Monday, May 18, 2020

Diary: Living with a pandemic 39 (Monday 18 May 2020)


Going back to normal…

Most regions are trying to get back to normal. Businesses are opening, under some strict regulations and guidelines. Some travel is being allowed although the skies are not quite wide open yet for international flights.

Individuals provinces, states, countries are thinking they are over the hump, so to speak. That is, they have reached the peak of infections and deaths and can now look forward to easily handling whatever cases may arrive in the future.

No one knows for sure, though.

We do know that economies have suffered massive contractions and that digging out of the morass of business failure, debt and unemployment will take years, as long as another disaster does not intrude on plans.
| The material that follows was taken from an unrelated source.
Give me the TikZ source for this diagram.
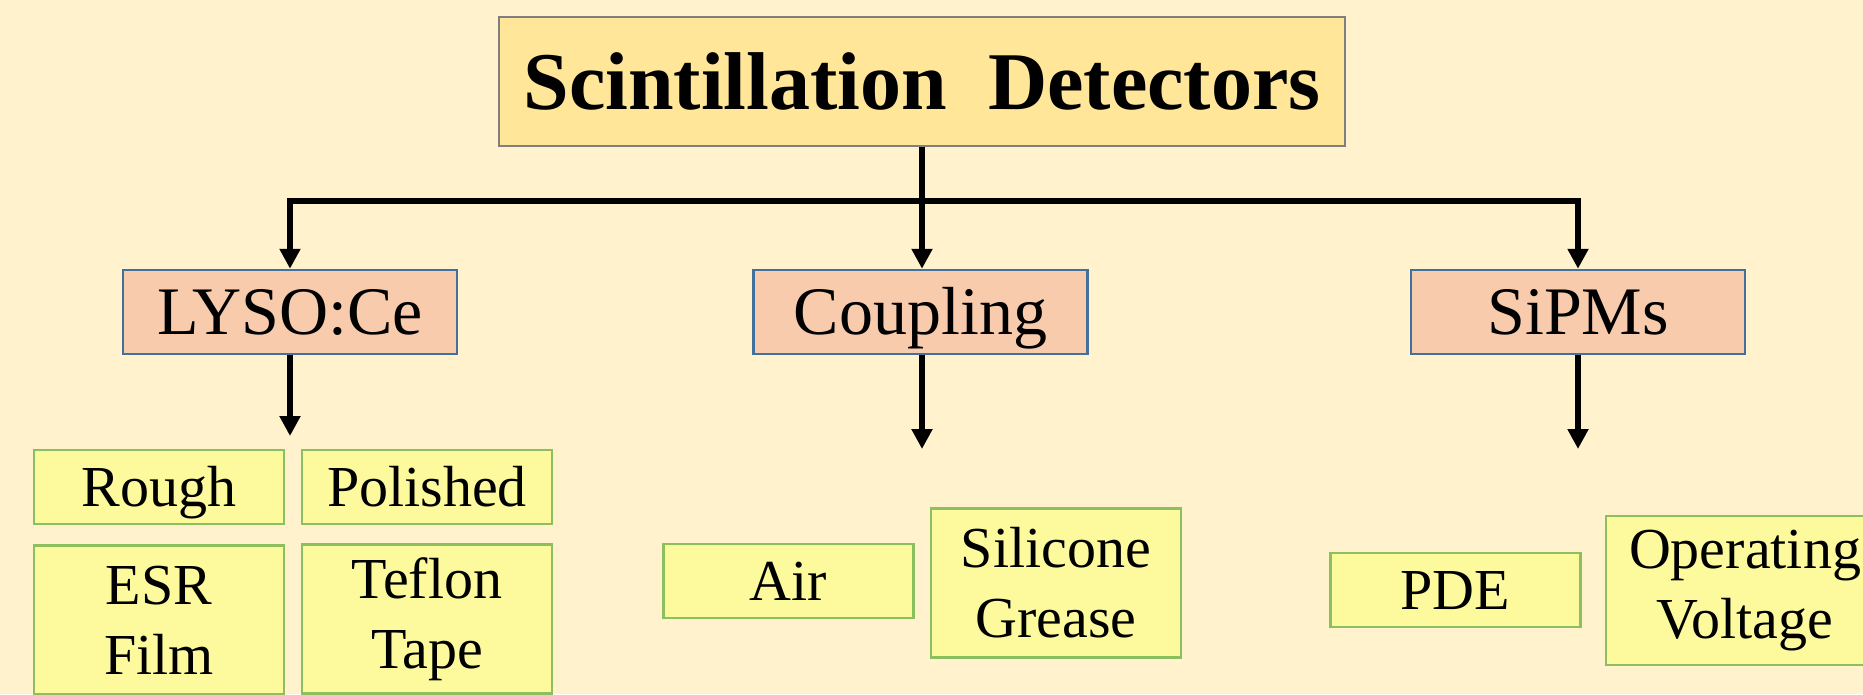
\documentclass[tikz,border=0pt]{standalone}
\usepackage{fontspec}
\setmainfont{Liberation Serif}
\usetikzlibrary{arrows.meta}
\definecolor{fondo}{HTML}{FFF2CC}
\definecolor{tituloFill}{HTML}{FFE699}
\definecolor{tituloLinea}{HTML}{7F7F7F}
\definecolor{grupoFill}{HTML}{F8CBAD}
\definecolor{grupoLinea}{HTML}{41719C}
\definecolor{hojaFill}{HTML}{FCFA9C}
\definecolor{hojaLinea}{HTML}{8CBF5E}
\begin{document}
\begin{tikzpicture}[x=1pt, y=1pt,
        every node/.style={draw, align=center, inner sep=0pt, line width=2.5pt},
        titulo/.style={fill=tituloFill, draw=tituloLinea, minimum width=846pt, minimum height=129pt, font=\fontsize{82}{96}\selectfont\bfseries},
        grupo/.style={fill=grupoFill, draw=grupoLinea, minimum width=334pt, minimum height=84pt, font=\fontsize{68}{80}\selectfont, text height=47pt, text depth=2pt},
        hoja/.style={fill=hojaFill, draw=hojaLinea, minimum width=250pt, font=\fontsize{58}{70}\selectfont},
        corta/.style={hoja, minimum height=74pt, text height=39pt, text depth=1pt},
        alta/.style={hoja, minimum height=149pt},
        flecha/.style={-{Triangle[width=20pt,length=20pt]}, line width=6pt}
    ]
    \useasboundingbox (0,0) rectangle (1863,-694);
    \fill[fondo] (0,0) rectangle (1863,-694);

    \node[titulo] (T) at (922,-81.5) {Scintillation\ \ Detectors};

    \node[grupo] (L) at (290,-312) {LYSO:Ce};
    \node[grupo] (C) at (920.5,-312) {Coupling};
    \node[grupo] (S) at (1578,-312) {SiPMs};

    \node[corta] (Ro) at (159,-487) {Rough};
    \node[corta] (Po) at (427,-487) {Polished};
    \node[alta] (Es) at (159,-620) {ESR\\Film};
    \node[alta] (Te) at (427,-619) {Teflon\\Tape};
    \node[corta] (Ai) at (788.5,-581) {Air};
    \node[alta] (Si) at (1056,-583) {Silicone\\Grease};
    \node[corta] (Pd) at (1455.5,-590) {PDE};
    \node[alta, minimum width=278pt] (Op) at (1745,-590.5) {Operating\\Voltage};

    \coordinate (Lfin) at (290,-436);
    \coordinate (Cfin) at (922,-449);
    \coordinate (Sfin) at (1578,-449);

    \draw[flecha] (T.south) -- ++(0,-54) -| (L.north);
    \draw[flecha] (T.south) -- (T.south |- C.north);
    \draw[flecha] (T.south) -- ++(0,-54) -| (S.north);
    \draw[flecha] (L.south) -- (Lfin);
    \draw[flecha] (C.south -| Cfin) -- (Cfin);
    \draw[flecha] (S.south) -- (Sfin);
\end{tikzpicture}
\end{document}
Now the arguments and recriminations have started. Many people that have survived without ever seeing someone with Covid-19 are wondering if there ever was a problem, if there was a need for us to keep our distance from each other. Hindsight 20/20 is great, isn’t it? You can find theories that lockdowns were not necessary as the case numbers were never high enough that we could not cope. Others will say that because of the lockdown, those numbers were kept low.
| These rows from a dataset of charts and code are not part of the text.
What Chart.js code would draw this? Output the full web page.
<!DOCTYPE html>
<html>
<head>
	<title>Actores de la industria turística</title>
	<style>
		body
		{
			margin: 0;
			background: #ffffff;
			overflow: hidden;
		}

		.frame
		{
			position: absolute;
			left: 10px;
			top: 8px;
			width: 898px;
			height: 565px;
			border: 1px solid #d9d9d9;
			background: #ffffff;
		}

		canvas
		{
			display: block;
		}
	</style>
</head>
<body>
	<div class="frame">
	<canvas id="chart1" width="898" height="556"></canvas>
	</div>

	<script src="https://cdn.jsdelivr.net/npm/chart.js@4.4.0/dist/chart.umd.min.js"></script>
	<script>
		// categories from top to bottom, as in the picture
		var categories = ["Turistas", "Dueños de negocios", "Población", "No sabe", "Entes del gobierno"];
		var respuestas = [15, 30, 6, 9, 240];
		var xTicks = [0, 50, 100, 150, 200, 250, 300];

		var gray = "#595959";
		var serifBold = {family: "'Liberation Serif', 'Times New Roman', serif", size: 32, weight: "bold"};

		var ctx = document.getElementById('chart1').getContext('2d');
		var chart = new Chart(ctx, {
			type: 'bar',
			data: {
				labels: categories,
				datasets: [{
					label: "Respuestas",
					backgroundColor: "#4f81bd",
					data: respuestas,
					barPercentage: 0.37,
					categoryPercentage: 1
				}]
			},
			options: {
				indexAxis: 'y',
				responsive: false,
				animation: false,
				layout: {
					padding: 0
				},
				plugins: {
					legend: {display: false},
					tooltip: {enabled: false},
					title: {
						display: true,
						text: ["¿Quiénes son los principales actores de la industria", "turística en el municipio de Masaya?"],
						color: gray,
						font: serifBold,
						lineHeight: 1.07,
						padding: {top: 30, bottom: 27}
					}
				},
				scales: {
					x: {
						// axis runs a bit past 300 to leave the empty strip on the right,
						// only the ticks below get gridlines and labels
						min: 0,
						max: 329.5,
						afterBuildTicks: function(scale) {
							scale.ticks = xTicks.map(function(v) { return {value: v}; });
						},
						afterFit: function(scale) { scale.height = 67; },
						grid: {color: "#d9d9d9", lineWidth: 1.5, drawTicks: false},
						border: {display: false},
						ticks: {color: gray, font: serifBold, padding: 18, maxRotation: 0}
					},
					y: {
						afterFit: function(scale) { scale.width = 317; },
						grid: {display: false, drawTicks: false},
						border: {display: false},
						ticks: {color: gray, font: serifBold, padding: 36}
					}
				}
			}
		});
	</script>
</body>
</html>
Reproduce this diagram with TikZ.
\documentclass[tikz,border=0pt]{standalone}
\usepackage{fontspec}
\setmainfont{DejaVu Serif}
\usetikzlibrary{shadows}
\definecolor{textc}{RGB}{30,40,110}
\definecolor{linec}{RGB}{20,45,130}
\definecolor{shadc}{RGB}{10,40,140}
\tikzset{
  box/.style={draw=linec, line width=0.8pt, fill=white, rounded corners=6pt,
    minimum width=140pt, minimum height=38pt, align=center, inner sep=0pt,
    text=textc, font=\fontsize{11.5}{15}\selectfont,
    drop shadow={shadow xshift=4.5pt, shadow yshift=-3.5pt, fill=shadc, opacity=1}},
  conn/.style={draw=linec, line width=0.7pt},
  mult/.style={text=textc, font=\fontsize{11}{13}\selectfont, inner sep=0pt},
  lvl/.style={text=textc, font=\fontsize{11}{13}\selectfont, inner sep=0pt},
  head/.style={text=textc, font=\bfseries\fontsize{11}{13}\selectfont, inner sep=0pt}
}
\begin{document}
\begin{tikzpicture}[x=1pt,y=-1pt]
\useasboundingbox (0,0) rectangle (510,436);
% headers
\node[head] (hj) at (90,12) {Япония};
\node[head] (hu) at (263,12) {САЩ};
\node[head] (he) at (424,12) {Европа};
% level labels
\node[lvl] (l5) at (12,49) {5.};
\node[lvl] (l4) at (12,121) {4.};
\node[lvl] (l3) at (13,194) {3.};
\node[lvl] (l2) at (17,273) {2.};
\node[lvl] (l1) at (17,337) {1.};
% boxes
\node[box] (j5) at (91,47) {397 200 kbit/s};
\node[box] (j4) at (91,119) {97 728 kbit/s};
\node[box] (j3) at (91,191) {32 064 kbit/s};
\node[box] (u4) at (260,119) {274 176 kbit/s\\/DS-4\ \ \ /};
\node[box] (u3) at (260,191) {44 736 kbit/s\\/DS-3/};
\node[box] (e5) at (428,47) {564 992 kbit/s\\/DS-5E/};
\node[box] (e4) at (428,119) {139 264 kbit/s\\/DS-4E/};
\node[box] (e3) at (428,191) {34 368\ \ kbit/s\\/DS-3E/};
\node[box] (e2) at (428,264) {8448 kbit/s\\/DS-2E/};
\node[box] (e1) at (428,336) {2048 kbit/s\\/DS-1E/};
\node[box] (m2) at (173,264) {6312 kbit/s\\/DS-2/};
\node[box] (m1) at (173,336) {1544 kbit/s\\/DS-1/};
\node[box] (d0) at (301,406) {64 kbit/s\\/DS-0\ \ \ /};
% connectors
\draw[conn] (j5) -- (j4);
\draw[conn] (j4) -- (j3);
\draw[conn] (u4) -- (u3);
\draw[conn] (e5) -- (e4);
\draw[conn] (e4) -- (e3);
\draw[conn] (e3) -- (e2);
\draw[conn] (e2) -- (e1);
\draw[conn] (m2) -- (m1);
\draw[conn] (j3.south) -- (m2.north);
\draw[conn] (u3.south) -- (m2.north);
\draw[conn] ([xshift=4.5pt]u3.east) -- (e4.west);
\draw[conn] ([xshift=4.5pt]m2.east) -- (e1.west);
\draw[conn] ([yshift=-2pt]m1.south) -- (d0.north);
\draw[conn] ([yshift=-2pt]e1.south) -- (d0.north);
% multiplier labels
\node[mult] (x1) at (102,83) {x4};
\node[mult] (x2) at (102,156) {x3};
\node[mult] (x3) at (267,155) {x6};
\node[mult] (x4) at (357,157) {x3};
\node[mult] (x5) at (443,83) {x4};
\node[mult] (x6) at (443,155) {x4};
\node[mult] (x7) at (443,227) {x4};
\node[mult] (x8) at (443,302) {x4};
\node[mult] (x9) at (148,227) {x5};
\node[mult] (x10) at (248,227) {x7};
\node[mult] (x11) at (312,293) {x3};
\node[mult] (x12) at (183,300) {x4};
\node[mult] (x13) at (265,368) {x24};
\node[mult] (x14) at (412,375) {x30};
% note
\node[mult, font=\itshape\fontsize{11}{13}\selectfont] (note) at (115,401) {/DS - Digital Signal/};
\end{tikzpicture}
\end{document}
People have forgotten what happened in Italy, Spain, France, Brazil, the United Kingdom and especially the United States, where cases numbered in the hundreds of thousands and deaths in the tens of thousands. Many people lament that they could not go to the pub, get out the golf clubs, visit with friends or go to work. And these are all significant restrictions on our lives.
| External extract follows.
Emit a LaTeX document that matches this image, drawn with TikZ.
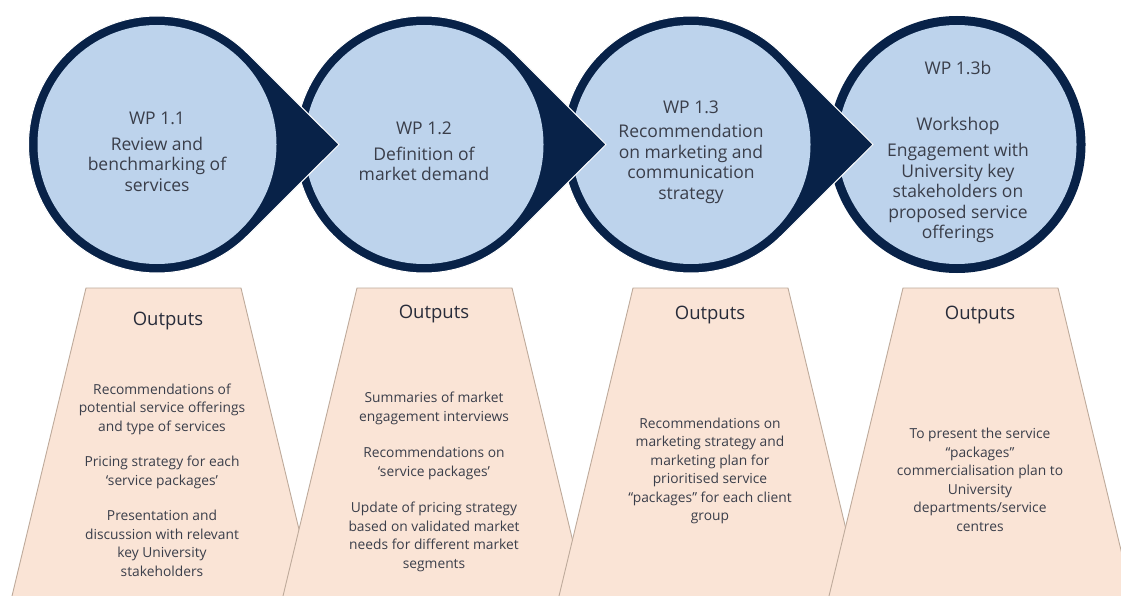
\documentclass[tikz,border=0pt]{standalone}
\usepackage{fontspec}
\setmainfont{Open Sans}
\usetikzlibrary{calc}
\definecolor{navy}{RGB}{8,34,72}
\definecolor{lblue}{RGB}{189,211,236}
\definecolor{peach}{RGB}{250,228,214}
\definecolor{peachline}{RGB}{190,170,155}
\definecolor{ctxt}{RGB}{58,62,74}
\definecolor{otxt}{RGB}{40,44,58}
\newcommand{\teardrop}[1]{%
  \filldraw[navy, draw=white, line width=1pt] (#1+182,144.5) -- ($(#1,144.5)+(45:128.5)$)
     arc[start angle=45, end angle=315, radius=128.5] -- cycle;
  \fill[lblue] (#1,144.5) circle[radius=119.5];
}
\newcommand{\plaincircle}[1]{%
  \fill[navy] (#1,144.5) circle[radius=128.5];
  \fill[lblue] (#1,144.5) circle[radius=119.5];
}
\newcommand{\trap}[1]{%
  \filldraw[fill=peach, draw=peachline, line width=0.9pt]
    (#1,288) -- (#1+155,288) -- (#1+155+86,646) -- (#1-86,646) -- cycle;
}
\tikzset{
  ctext/.style={font=\fontsize{17.5}{20.5}\selectfont, text=ctxt, align=center, inner sep=0pt},
  otitle/.style={font=\fontsize{18.5}{22}\selectfont, text=otxt, inner sep=0pt},
  otext/.style={font=\fontsize{13.8}{18.5}\selectfont, text=ctxt, align=center, inner sep=0pt}
}
\begin{document}
\begin{tikzpicture}[x=1pt,y=-1pt]
\clip (0,0) rectangle (1121,596);
\fill[white] (0,0) rectangle (1121,596);
% output trapezoids
\trap{86}
\trap{357}
\trap{633}
\trap{903}
% work package circles (right to left so arrow tips overlap the next circle)
\plaincircle{957}
\teardrop{691}
\teardrop{424}
\teardrop{157}
% circle texts
\node[ctext] (wp1) at (157,118) {WP 1.1};
\node[ctext] (d1) at (157,164) {Review and\\benchmarking of\\services};
\node[ctext] (wp2) at (424,128.5) {WP 1.2};
\node[ctext] (d2) at (424,164) {Definition of\\market demand};
\node[ctext] (wp3) at (691,107) {WP 1.3};
\node[ctext] (d3) at (691,164) {Recommendation\\on marketing and\\communication\\strategy};
\node[ctext] (wp4) at (958,68) {WP 1.3b};
\node[ctext] (ws4) at (958,126) {Workshop};
\node[ctext] (d4) at (958,193) {Engagement with\\University key\\stakeholders on\\proposed service\\offerings};
% outputs
\node[otitle] (o1) at (168,321) {Outputs};
\node[otitle] (o2) at (434,314) {Outputs};
\node[otitle] (o3) at (710,315) {Outputs};
\node[otitle] (o4) at (980,315) {Outputs};
\node[otext] (b1) at (162,480) {Recommendations of\\potential service offerings\\and type of services\\[17pt]Pricing strategy for each\\‘service packages’\\[17pt]Presentation and\\discussion with relevant\\key University\\stakeholders};
\node[otext] (b2) at (434,482) {Summaries of market\\engagement interviews\\[18pt]Recommendations on\\‘service packages’\\[18pt]Update of pricing strategy\\based on validated market\\needs for different market\\segments};
\node[otext] (b3) at (710,471) {Recommendations on\\marketing strategy and\\marketing plan for\\prioritised service\\“packages” for each client\\group};
\node[otext] (b4) at (980,480) {To present the service\\“packages”\\commercialisation plan to\\University\\departments/service\\centres};
\end{tikzpicture}
\end{document}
This pandemic, unlike others in the past, has been particularly devastating on older people, so much so that younger generations may feel they have born the brunt of rules governing social gathering and employment. That is true and they will pay the most in the future in any economic recovery. In Alberta, the average age of those who have died of Covid-19 is 82. Across Canada three quarters of deaths were people over the age of 80.

The next wave of this virus may not be so selective. During the Spanish Flu pandemic of 1918-1920, the first wave was typical of influenza infections and killed mainly the sick and elderly. Younger people showed fewer symptoms and recovered quickly. The second wave attacked mostly younger, healthier people, due in part to the mutation of the virus to a more deadly form and to the fact that people were forced into closer contact during the war years.

Left: three pandemic waves - weekly combined influenza and pneumonia mortality, United Kingdom, 1918–1919Right: combined influenza and pneumonia mortality, by age at death, per 100,000 persons

Will countries and people be lulled into thinking the dangers of Covid-19 are past? Will it mutate the way most viruses do? Will it attack in a similar manner to past pandemics? The next several months will tell us a lot. Hopefully it will not be bad news.